┌─ Dataset records

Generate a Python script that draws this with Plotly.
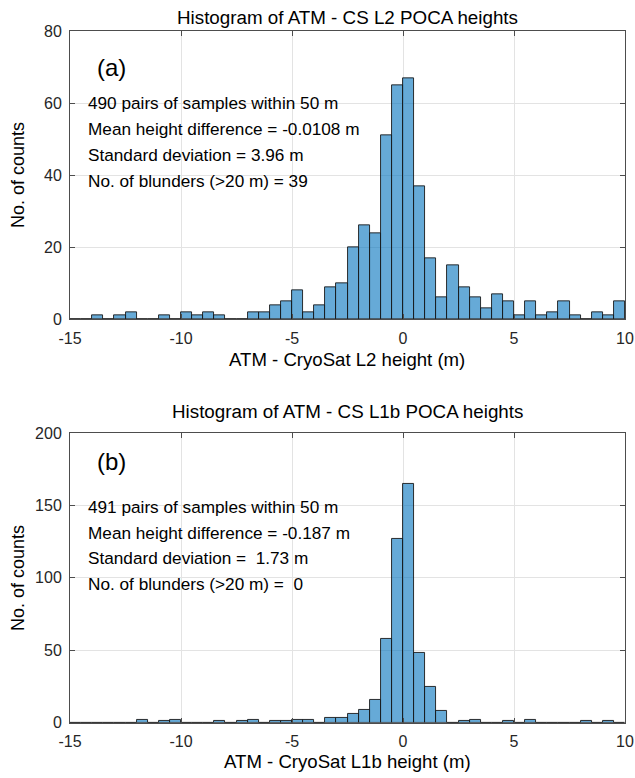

└─
┌─ Dataset records

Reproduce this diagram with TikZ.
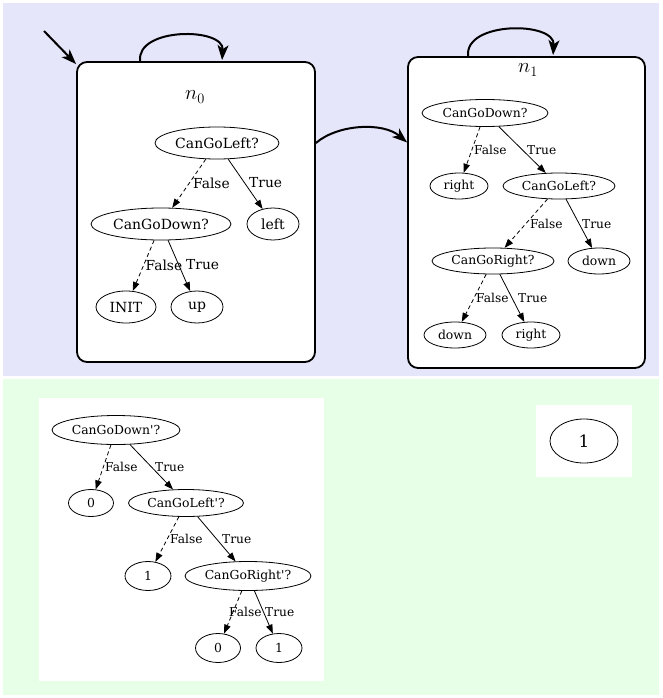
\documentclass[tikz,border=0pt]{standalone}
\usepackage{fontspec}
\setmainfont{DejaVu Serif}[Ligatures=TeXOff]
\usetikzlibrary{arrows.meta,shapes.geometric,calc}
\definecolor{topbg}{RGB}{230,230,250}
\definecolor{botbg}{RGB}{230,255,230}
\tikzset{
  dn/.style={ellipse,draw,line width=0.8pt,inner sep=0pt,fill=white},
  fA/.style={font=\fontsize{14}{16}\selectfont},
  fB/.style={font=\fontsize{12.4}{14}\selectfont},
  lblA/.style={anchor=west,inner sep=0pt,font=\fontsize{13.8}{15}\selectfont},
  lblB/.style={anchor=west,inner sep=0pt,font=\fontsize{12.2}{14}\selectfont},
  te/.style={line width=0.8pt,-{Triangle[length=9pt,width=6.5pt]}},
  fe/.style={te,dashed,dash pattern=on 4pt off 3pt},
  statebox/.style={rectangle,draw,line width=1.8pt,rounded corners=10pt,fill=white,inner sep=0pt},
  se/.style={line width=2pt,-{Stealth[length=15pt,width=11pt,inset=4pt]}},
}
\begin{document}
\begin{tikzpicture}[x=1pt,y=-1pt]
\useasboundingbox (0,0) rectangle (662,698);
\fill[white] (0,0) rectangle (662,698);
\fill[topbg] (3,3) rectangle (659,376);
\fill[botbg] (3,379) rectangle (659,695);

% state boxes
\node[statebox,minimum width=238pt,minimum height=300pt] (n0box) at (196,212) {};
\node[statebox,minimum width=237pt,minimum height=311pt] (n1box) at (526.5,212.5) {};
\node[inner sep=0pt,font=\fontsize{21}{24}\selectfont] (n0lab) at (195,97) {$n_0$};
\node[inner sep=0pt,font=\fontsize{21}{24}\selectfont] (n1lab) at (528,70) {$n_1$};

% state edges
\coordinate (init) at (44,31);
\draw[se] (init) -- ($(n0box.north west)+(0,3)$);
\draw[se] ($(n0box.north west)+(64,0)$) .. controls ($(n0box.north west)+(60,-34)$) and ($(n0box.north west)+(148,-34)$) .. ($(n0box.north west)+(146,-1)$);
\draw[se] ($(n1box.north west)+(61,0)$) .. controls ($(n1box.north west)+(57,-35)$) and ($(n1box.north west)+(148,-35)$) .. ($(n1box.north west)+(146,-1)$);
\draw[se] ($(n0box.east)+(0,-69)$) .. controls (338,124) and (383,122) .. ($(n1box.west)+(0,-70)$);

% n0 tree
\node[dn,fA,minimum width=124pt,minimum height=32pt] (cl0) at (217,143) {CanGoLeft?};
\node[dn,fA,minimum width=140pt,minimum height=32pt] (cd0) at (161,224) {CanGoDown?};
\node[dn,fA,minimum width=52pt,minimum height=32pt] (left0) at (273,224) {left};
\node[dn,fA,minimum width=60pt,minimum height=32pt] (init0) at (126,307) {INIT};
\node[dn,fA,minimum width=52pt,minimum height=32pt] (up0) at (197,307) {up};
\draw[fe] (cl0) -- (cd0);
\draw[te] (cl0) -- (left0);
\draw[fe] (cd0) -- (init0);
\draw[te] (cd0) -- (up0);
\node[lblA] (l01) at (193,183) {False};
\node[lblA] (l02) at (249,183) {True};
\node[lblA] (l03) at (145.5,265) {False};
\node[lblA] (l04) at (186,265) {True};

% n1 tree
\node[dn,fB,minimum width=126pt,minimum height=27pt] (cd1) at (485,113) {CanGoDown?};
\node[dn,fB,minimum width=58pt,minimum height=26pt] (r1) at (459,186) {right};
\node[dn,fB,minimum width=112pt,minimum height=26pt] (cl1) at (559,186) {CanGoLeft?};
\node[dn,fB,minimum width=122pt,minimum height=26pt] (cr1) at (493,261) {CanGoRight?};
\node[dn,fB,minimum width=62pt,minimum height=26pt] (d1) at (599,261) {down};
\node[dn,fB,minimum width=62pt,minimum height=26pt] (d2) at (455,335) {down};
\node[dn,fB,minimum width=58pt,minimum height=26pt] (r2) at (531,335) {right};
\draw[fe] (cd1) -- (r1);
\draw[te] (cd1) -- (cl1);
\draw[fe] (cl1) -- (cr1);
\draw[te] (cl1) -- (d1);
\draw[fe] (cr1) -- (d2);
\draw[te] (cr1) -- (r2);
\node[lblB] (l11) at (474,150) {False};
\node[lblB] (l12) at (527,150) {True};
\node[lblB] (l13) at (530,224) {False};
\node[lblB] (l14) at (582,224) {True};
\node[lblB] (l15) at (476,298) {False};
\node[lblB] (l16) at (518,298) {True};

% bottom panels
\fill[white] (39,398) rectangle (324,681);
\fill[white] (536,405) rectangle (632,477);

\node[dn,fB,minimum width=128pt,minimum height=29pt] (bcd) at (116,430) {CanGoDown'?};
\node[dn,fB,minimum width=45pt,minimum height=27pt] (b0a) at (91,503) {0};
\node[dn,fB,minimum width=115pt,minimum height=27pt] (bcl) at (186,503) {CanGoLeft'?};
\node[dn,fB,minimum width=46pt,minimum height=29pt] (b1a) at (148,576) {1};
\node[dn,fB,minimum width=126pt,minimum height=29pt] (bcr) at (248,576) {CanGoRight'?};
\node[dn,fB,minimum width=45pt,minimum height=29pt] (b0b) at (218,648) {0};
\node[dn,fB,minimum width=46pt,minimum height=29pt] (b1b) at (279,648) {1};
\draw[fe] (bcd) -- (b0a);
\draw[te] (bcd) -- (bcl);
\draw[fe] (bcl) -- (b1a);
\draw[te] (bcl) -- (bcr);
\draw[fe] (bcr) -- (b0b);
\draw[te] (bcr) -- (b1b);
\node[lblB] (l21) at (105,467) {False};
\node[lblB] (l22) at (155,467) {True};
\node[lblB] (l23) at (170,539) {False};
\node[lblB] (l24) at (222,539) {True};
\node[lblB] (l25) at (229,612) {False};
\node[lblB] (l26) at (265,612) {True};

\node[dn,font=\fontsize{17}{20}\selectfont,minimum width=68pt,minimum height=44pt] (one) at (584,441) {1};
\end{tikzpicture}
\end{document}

└─

### Problem description
Filter the records for lines holding the string "this". Copy each one.

### Answer below
Generate a Python script that draws this with Plotly.
Reproduce this diagram with TikZ.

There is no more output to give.